Visualisierung Haus der Geschichte

Permanent Exhibition Haus der Geschichte

If 1,000 years are one day, then 10,000 years are one hour! The Haus der Geschichte’s permanent exhibition lets you decide for yourself how quickly you move through time, and choose your own route according to what interests you most. You can familiarize yourself in no time at all with the most important historical events in Lower Austria’s history in relation to its neighboring regions. However, you can also select specific topic areas in the exhibition or gaze at the many - some never before shown - rarities from Lower Austria’s collections and try out the different educational offerings: interactive stations, forums on topical debates or a visitors’ parliament.
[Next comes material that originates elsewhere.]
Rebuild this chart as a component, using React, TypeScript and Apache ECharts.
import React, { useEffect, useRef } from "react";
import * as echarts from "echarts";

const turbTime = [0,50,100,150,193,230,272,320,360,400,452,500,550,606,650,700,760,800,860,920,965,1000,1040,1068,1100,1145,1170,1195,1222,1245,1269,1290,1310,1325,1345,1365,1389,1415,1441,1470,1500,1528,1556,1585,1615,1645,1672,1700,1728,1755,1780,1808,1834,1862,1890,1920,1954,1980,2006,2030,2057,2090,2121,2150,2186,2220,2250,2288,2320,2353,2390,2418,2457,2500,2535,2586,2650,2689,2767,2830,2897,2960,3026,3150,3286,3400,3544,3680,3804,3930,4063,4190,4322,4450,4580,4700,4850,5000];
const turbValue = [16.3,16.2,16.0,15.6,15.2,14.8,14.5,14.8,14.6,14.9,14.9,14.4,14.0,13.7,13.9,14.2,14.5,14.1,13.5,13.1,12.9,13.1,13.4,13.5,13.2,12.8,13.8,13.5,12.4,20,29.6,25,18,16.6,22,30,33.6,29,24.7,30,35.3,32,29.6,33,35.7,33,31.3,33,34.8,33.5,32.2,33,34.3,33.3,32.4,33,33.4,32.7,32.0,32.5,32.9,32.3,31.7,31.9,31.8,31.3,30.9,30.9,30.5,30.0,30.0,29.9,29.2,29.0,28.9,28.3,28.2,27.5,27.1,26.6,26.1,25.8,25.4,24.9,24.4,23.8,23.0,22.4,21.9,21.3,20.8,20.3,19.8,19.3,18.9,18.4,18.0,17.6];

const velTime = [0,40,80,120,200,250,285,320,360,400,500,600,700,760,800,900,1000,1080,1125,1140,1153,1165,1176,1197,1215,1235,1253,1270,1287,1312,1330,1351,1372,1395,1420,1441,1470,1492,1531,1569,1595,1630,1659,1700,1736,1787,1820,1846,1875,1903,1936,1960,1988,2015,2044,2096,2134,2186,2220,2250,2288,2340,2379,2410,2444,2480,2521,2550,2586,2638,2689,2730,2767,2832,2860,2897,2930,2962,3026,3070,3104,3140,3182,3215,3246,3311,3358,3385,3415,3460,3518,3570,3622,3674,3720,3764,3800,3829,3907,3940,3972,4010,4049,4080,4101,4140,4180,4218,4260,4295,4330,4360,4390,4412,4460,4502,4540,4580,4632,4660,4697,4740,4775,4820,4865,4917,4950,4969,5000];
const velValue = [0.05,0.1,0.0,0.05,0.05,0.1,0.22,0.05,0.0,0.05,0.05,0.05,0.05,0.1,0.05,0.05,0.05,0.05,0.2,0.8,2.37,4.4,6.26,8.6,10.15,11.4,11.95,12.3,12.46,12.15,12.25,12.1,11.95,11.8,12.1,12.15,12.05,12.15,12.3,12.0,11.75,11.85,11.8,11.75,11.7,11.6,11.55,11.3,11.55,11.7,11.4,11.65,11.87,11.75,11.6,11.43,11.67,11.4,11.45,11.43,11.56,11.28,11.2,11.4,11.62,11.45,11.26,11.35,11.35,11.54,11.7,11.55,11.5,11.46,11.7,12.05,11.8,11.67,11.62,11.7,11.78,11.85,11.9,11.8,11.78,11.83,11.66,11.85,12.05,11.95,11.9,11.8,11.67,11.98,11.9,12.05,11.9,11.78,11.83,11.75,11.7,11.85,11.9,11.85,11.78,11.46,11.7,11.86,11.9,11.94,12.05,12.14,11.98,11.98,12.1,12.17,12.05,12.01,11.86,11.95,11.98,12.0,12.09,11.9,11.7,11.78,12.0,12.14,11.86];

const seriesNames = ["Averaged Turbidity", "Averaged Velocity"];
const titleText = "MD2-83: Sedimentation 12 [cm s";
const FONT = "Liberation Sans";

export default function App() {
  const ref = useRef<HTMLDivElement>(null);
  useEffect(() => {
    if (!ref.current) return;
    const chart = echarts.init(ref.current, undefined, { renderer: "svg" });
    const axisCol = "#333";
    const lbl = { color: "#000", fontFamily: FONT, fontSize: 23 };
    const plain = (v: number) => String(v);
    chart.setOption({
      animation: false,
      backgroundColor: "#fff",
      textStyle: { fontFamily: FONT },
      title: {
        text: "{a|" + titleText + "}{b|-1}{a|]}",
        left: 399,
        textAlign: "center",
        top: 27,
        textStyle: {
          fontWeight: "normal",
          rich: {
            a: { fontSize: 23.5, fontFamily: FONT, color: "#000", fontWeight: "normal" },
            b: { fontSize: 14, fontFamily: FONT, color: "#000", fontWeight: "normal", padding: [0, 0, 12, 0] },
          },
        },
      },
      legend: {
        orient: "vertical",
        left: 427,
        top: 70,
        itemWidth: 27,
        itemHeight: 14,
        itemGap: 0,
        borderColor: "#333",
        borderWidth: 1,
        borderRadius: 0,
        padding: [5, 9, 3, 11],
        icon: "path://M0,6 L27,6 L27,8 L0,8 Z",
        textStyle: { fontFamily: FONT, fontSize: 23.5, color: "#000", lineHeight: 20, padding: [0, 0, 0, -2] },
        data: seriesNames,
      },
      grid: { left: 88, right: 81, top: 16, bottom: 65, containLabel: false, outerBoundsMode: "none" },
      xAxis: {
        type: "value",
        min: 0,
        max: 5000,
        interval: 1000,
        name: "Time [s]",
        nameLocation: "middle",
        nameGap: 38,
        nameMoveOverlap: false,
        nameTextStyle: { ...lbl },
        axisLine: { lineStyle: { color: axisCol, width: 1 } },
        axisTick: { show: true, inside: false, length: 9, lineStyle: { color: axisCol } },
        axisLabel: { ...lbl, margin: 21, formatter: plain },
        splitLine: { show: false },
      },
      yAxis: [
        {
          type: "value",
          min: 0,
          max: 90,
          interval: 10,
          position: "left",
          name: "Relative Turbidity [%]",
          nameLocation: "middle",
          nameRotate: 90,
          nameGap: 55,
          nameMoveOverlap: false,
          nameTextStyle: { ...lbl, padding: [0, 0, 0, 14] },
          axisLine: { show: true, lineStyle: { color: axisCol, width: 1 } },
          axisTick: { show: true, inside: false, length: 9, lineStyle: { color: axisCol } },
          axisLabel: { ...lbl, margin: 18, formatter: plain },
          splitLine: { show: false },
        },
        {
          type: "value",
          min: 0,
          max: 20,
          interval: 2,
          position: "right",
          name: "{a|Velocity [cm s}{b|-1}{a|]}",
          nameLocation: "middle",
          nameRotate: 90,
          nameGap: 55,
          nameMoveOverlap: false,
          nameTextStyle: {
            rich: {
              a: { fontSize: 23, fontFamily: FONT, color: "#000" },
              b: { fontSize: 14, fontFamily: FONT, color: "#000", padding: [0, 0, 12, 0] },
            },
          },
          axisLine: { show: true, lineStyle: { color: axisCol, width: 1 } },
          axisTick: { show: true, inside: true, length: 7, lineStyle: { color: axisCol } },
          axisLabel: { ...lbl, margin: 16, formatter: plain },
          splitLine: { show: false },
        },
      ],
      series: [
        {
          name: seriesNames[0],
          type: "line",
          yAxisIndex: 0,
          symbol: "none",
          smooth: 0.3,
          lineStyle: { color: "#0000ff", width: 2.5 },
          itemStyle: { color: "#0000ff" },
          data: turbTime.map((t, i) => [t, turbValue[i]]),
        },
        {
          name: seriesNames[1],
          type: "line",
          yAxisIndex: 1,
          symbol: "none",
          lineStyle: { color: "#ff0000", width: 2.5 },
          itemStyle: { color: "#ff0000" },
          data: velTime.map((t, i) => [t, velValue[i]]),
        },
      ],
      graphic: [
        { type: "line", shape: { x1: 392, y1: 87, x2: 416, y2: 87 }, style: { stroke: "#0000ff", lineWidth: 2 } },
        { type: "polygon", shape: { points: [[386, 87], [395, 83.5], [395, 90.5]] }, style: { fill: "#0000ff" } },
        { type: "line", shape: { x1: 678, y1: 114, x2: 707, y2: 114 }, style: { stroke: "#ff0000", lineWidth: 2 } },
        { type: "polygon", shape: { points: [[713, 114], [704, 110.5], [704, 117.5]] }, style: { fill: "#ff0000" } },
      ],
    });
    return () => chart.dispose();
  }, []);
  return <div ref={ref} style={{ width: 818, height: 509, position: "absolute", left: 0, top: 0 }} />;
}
The permanent exhibition forms the central part of the Haus der Geschichte. It presents Lower Austria’s history in both its Austrian and central European context/relationships in an exciting, contemporary way and with strong reference to current societal developments. Thus, in the sense of an “Exhibition in Progress”, the latest research findings and current events will regularly be incorporated.
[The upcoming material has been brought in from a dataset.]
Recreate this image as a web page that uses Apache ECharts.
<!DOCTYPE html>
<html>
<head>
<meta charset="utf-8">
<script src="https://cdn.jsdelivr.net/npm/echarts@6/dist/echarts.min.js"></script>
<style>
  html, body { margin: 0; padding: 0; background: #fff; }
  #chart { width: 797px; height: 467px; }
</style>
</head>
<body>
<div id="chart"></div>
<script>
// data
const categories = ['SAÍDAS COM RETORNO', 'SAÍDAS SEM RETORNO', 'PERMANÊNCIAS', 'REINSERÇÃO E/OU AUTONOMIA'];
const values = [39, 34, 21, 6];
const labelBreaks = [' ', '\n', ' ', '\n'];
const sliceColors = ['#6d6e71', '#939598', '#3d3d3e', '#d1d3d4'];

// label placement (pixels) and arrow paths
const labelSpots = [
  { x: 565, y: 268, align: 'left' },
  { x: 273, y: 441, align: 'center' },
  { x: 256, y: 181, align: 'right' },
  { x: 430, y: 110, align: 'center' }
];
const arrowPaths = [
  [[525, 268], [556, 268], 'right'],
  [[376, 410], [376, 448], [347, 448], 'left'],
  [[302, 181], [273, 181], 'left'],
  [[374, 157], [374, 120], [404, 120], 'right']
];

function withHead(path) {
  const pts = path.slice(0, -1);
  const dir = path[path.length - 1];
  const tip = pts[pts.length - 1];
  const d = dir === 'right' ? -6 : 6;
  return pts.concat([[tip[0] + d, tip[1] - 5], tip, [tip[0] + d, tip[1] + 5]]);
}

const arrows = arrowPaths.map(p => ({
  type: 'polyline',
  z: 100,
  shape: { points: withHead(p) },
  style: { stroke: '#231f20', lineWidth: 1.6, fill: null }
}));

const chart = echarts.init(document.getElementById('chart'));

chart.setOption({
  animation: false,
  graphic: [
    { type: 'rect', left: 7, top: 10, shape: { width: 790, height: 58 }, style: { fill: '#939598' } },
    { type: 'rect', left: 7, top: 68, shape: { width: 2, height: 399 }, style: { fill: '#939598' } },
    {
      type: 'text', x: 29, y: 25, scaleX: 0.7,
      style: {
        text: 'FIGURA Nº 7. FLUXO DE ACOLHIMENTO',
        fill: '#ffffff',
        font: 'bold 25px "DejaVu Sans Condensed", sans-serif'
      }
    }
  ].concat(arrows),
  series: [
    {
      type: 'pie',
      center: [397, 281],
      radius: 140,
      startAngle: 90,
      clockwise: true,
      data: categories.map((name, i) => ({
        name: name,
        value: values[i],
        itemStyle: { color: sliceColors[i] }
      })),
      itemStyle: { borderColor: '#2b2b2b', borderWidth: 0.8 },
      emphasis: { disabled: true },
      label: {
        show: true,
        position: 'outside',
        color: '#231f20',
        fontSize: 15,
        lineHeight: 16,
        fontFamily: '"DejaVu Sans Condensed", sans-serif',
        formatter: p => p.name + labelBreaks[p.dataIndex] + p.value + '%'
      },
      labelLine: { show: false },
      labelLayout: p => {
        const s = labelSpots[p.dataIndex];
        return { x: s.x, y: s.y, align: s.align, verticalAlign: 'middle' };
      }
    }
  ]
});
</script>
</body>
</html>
Thematic, longitudinal sections constitute important design and structural elements. Their aim is to provide an opportunity to engage in detail with specific historical aspects and to extensively examine these for any discontinuities and contradictions. The advantage is that developments are not perceived as isolated but interconnected events, even if they sometimes don’t proceed at the same time. Emphasis is placed on factors that reverberate to the present day and that lend themselves to raising awareness of current political, economic or societal situations.
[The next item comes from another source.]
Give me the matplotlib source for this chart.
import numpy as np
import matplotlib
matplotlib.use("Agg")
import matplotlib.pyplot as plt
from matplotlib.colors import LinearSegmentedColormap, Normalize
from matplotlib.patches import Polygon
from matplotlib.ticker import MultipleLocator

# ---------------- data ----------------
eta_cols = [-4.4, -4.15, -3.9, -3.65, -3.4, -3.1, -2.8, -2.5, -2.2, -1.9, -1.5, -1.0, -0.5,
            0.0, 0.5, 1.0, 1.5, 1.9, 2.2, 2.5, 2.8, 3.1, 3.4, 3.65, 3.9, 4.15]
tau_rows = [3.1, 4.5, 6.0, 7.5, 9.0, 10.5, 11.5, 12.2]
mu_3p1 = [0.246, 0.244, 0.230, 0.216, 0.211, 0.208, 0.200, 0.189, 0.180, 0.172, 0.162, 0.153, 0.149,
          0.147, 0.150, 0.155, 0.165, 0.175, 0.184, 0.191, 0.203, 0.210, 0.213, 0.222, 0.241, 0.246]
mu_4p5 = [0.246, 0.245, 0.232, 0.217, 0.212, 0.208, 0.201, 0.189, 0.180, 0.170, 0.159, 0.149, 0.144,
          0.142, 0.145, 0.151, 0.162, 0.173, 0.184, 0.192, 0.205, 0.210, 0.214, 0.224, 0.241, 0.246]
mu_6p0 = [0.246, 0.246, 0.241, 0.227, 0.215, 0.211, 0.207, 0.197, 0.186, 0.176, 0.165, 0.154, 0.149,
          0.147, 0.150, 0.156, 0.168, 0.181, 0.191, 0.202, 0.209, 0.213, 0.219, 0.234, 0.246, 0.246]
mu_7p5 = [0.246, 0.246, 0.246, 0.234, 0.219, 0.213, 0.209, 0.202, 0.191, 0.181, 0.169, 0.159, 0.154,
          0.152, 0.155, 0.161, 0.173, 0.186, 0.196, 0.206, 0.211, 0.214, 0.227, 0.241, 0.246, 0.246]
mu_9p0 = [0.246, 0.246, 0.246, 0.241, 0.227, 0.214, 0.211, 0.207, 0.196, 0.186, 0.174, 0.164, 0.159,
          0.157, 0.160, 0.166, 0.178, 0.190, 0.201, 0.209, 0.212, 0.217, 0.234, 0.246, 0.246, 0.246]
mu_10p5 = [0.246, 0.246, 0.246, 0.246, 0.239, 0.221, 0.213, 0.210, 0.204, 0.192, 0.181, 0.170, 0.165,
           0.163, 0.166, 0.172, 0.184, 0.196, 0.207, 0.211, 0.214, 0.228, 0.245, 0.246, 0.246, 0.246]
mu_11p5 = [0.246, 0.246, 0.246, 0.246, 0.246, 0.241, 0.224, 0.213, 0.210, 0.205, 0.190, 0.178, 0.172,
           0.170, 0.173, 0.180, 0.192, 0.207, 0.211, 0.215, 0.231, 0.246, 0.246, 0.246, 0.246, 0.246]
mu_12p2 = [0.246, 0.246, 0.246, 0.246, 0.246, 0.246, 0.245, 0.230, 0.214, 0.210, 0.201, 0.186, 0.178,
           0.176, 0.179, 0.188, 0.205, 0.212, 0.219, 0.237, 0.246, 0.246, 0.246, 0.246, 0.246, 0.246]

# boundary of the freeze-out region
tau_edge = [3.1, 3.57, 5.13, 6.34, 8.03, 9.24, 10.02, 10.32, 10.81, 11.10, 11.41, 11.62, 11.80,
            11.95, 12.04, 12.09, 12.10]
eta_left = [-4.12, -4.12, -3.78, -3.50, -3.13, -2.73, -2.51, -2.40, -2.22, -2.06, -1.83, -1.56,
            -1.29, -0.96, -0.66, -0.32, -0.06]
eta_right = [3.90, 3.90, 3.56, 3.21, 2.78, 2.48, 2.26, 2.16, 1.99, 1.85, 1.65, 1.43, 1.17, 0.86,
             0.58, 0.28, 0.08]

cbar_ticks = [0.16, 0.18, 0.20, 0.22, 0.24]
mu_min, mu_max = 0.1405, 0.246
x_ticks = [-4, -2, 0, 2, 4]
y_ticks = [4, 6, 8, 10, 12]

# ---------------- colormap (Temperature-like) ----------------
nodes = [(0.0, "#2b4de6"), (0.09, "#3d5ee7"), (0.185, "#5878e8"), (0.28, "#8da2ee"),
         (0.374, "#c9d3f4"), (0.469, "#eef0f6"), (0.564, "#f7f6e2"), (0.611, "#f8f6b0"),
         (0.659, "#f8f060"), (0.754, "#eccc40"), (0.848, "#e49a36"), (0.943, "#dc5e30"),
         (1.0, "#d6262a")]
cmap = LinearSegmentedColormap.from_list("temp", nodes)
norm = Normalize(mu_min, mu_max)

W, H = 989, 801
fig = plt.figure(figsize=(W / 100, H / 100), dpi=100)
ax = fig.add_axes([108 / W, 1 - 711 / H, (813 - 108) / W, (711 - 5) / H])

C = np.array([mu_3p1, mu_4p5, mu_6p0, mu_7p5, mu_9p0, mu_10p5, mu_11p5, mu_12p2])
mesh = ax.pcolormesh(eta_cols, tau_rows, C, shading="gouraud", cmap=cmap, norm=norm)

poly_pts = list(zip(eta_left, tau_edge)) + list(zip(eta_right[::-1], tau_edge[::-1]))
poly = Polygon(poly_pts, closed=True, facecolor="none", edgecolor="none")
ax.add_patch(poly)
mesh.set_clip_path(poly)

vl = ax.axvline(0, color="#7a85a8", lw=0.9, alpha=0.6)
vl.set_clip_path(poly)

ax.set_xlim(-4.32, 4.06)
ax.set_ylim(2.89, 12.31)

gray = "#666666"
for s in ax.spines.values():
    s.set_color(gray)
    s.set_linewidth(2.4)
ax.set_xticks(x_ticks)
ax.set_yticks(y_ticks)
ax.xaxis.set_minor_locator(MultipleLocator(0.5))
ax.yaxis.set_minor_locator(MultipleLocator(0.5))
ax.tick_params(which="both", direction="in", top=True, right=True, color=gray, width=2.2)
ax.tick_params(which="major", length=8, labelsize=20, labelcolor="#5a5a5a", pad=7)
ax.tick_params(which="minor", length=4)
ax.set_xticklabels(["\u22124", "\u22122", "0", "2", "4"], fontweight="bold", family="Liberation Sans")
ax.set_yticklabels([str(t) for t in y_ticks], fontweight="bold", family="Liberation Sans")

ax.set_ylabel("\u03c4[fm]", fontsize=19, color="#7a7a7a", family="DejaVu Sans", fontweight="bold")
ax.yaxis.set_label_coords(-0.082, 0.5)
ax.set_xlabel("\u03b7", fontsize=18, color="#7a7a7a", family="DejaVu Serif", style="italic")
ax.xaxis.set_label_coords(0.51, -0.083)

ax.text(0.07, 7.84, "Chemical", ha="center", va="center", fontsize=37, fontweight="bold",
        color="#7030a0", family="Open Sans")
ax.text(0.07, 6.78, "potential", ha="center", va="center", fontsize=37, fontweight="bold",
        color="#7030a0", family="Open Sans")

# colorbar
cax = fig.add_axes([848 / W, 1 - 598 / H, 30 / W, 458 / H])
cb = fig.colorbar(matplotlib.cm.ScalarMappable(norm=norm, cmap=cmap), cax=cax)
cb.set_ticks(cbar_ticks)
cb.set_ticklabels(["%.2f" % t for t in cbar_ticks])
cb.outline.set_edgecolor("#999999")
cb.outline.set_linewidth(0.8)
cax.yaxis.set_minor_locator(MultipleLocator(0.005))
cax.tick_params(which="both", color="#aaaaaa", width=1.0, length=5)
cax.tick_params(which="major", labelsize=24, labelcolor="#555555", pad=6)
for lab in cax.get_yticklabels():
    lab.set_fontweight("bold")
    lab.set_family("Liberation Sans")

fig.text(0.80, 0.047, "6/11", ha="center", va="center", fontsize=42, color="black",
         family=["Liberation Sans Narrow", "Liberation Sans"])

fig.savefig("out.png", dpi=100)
This is why the permanent exhibition is not structured strictly according to epochs, years or dates. Rather, it is based on themes and questions that still preoccupy us as much today as they did people many centuries ago: how territories were settled, how they came by their administration, why immigration and emigration are not modern phenomena, how and why some people and groups were able to exert power over others and how this power was challenged again and again, what feeling of belonging is behind the creation of regions, ethnic groups and nations, how technical inventions over the centuries have changed society. In the last third of the tour, the spotlight is on the political conflicts and excesses of totalitarian power in the first half of the 20th century, but also on the most significant technical, social and political achievements since the end of the Second World War. The permanent exhibition closes with a view on the near future, namely the central European community and Lower Austria’s – and Austria’s – role in it.